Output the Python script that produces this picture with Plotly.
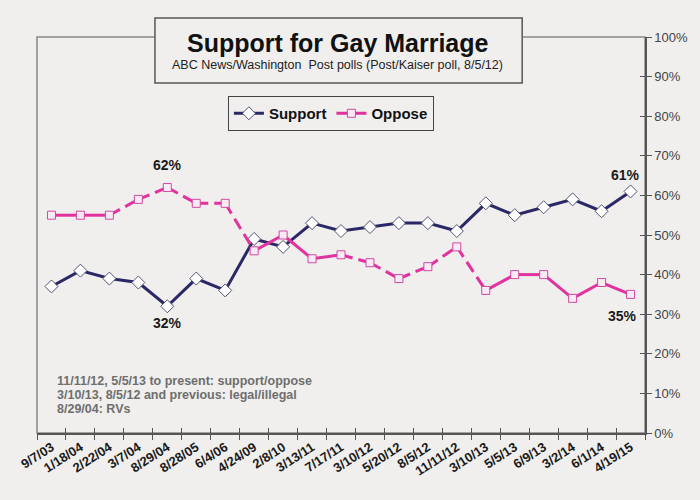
import plotly.graph_objects as go

# ABC News/Washington Post polls on gay marriage
dates = ["9/7/03", "1/18/04", "2/22/04", "3/7/04", "8/29/04", "8/28/05", "6/4/06",
         "4/24/09", "2/8/10", "3/13/11", "7/17/11", "3/10/12", "5/20/12", "8/5/12",
         "11/11/12", "3/10/13", "5/5/13", "6/9/13", "3/2/14", "6/1/14", "4/19/15"]
support = [37, 41, 39, 38, 32, 39, 36, 49, 47, 53, 51, 52, 53, 53, 51, 58, 55, 57, 59, 56, 61]
oppose = [55, 55, 55, 59, 62, 58, 58, 46, 50, 44, 45, 43, 39, 42, 47, 36, 40, 40, 34, 38, 35]

notes = ["11/11/12, 5/5/13 to present: support/oppose",
         "3/10/13, 8/5/12 and previous: legal/illegal",
         "8/29/04: RVs"]

# oppose segments (index of start point) that the original draws broken
dashed_segments = {2, 3, 4, 5, 6, 10, 11, 12, 13, 14}

FONT = "Liberation Sans, Arial, sans-serif"
BG = "#f0efed"
NAVY = "#2b2868"
PINK = "#e2329f"


def segments(xs, ys, idx):
    # build one x/y list of the chosen segments, broken by None
    sx, sy = [], []
    for i in idx:
        sx += [xs[i], xs[i + 1], None]
        sy += [ys[i], ys[i + 1], None]
    return sx, sy


n = len(dates)
solid_idx = [i for i in range(n - 1) if i not in dashed_segments]
dash_idx = [i for i in range(n - 1) if i in dashed_segments]

fig = go.Figure()

fig.add_trace(go.Scatter(
    x=dates, y=support, name="Support", mode="lines+markers",
    line=dict(color=NAVY, width=3),
    marker=dict(symbol="diamond", size=10, color="white",
                line=dict(color="#55536f", width=1))))

sx, sy = segments(dates, oppose, solid_idx)
fig.add_trace(go.Scatter(x=sx, y=sy, mode="lines", showlegend=False,
                         line=dict(color=PINK, width=3), hoverinfo="skip"))
dx, dy = segments(dates, oppose, dash_idx)
fig.add_trace(go.Scatter(x=dx, y=dy, mode="lines", showlegend=False,
                         line=dict(color=PINK, width=3, dash="12px,6px"), hoverinfo="skip"))
fig.add_trace(go.Scatter(
    x=dates, y=oppose, name="Oppose", mode="markers", showlegend=False,
    marker=dict(symbol="square", size=8, color="#f9eaf3",
                line=dict(color="#cf4aa3", width=1))))
# legend entry for oppose (line + marker)
fig.add_trace(go.Scatter(
    x=[None], y=[None], name="Oppose", mode="lines+markers",
    line=dict(color=PINK, width=3),
    marker=dict(symbol="square", size=8, color="#f9eaf3",
                line=dict(color="#cf4aa3", width=1))))

# invisible trace so the overlay axes (for crossing tick marks) get drawn
fig.add_trace(go.Scatter(x=dates, y=[None] * n, xaxis="x2", yaxis="y2",
                         showlegend=False, hoverinfo="skip", mode="lines"))

# value call-outs
callouts = [
    (dates[4], oppose[4], 0, 22),
    (dates[4], support[4], 0, -17),
    (dates[-1], support[-1], -5, 16),
    (dates[-1], oppose[-1], -8, -22),
]
for x, y, xs_, ys_ in callouts:
    fig.add_annotation(x=x, y=y, text=f"{y}%", showarrow=False,
                       xshift=xs_, yshift=ys_,
                       font=dict(family=FONT, size=14, color="#1a1a1a", weight="bold"))

# title box
fig.add_shape(type="rect", xref="paper", yref="paper",
              x0=0.194, x1=0.798, y0=0.884, y1=1.048,
              line=dict(color="#5a5654", width=1.5), fillcolor=BG, layer="above")
fig.add_annotation(xref="paper", yref="paper", x=0.495, y=0.985, yanchor="middle",
                   text="Support for Gay Marriage", showarrow=False,
                   font=dict(family=FONT, size=25, color="#111", weight="bold"))
fig.add_annotation(xref="paper", yref="paper", x=0.495, y=0.929, yanchor="middle",
                   text="ABC News/Washington  Post polls (Post/Kaiser poll, 8/5/12)",
                   showarrow=False, font=dict(family=FONT, size=12.5, color="#222"))

# footnote, one line at a time to keep the tight line spacing
for k, line in enumerate(notes):
    fig.add_annotation(xref="paper", yref="paper", x=0.03, y=0.1313 - k * 0.0353,
                       xanchor="left", yanchor="middle", showarrow=False, text=line,
                       font=dict(family=FONT, size=12.5, color="#6e6e6e", weight="bold"))

# outer plot frame
fig.add_shape(type="rect", xref="paper", yref="paper", x0=0, x1=1, y0=0, y1=1,
              line=dict(color="#8c8886", width=1.5), layer="below")

xcommon = dict(type="category", categoryorder="array", categoryarray=dates,
               range=[-0.5, n - 0.5], tickson="boundaries", showgrid=False,
               zeroline=False, ticklen=5, tickcolor="#555", tickwidth=1)
ycommon = dict(range=[0, 100], dtick=10, side="right", showgrid=False,
               zeroline=False, ticklen=5, tickcolor="#555", tickwidth=1)

fig.update_layout(
    width=700, height=500,
    margin=dict(l=37, r=55, t=37, b=67),
    paper_bgcolor=BG, plot_bgcolor=BG,
    font=dict(family=FONT),
    xaxis=dict(**xcommon, ticks="outside", showline=True, linecolor="#555",
               linewidth=1.5, tickangle=-33,
               tickfont=dict(family=FONT, size=13, color="#1a1a1a", weight="bold")),
    xaxis2=dict(**xcommon, overlaying="x", ticks="inside", showticklabels=False),
    yaxis=dict(**ycommon, ticks="outside", showline=True, linecolor="#555",
               linewidth=1.5, ticksuffix="%",
               tickfont=dict(family=FONT, size=13, color="#444")),
    yaxis2=dict(**ycommon, overlaying="y", ticks="inside", showticklabels=False),
    legend=dict(orientation="h", x=0.314, y=0.851, xanchor="left", yanchor="top",
                bordercolor="#444", borderwidth=1, bgcolor=BG, itemwidth=30,
                font=dict(family=FONT, size=15, color="#111", weight="bold")),
    showlegend=True,
)

# drop the page's default body margin so the figure sits at the window corner
fig.write_html("out.html", config={"displayModeBar": False},
               post_script="document.body.style.margin='0';")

### [Exercise description]
Omitting all pictures, restate exactly the lines of the material from its start through the line that contains "34, 38, 35]".

### [Task result]
Output the Python script that produces this picture with Plotly.
import plotly.graph_objects as go

# ABC News/Washington Post polls on gay marriage
dates = ["9/7/03", "1/18/04", "2/22/04", "3/7/04", "8/29/04", "8/28/05", "6/4/06",
         "4/24/09", "2/8/10", "3/13/11", "7/17/11", "3/10/12", "5/20/12", "8/5/12",
         "11/11/12", "3/10/13", "5/5/13", "6/9/13", "3/2/14", "6/1/14", "4/19/15"]
support = [37, 41, 39, 38, 32, 39, 36, 49, 47, 53, 51, 52, 53, 53, 51, 58, 55, 57, 59, 56, 61]
oppose = [55, 55, 55, 59, 62, 58, 58, 46, 50, 44, 45, 43, 39, 42, 47, 36, 40, 40, 34, 38, 35]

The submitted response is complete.